2. Unit Structure and Warrant Coverage
Each unit comprises one common share and one-half of a common share purchase warrant, with each full warrant exercisable to acquire one share at C$1.30 for 36 months. The structure delivers enhanced shareholder leverage: full subscription of 25.5 million units would generate 12.75 million warrants, offering potential incremental capital of up to C$16.6 million if fully exercised.
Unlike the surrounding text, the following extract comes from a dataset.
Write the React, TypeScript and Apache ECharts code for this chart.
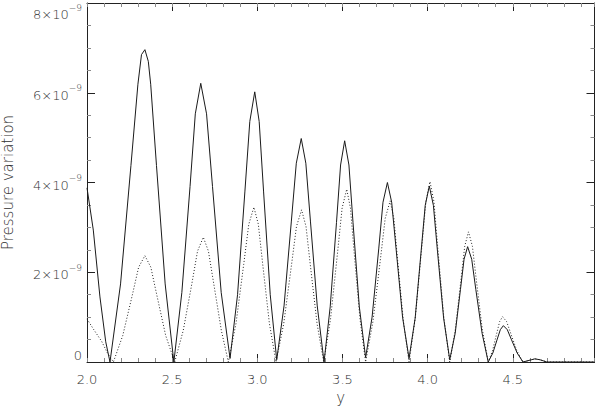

3. Allocation of Proceeds to Processing Capacity and Exploration
Net proceeds will prioritize vertical integration at the Bethania silver mine in Peru, funding the acquisition or development of concentrate processing facilities—either through purchase of existing operations or new equipment. Additional funds will support ongoing drill programs at the Silver Kings project in Ontario and general corporate and working capital requirements. This targeted capital allocation aims to de‐risk production and capture greater margin from concentrate throughput.
4. Multi-Tranche Closing Schedule and Regulatory Approvals
The placement is scheduled to close in tranches, with the first tranche anticipated on or about January 14, 2026 and final closing by February 20, 2026. The Company must secure required approvals, including from the Canadian Securities Exchange. Units issued under both exemptions will be free of Canadian statutory hold periods, facilitating immediate trading post-closing in applicable jurisdictions.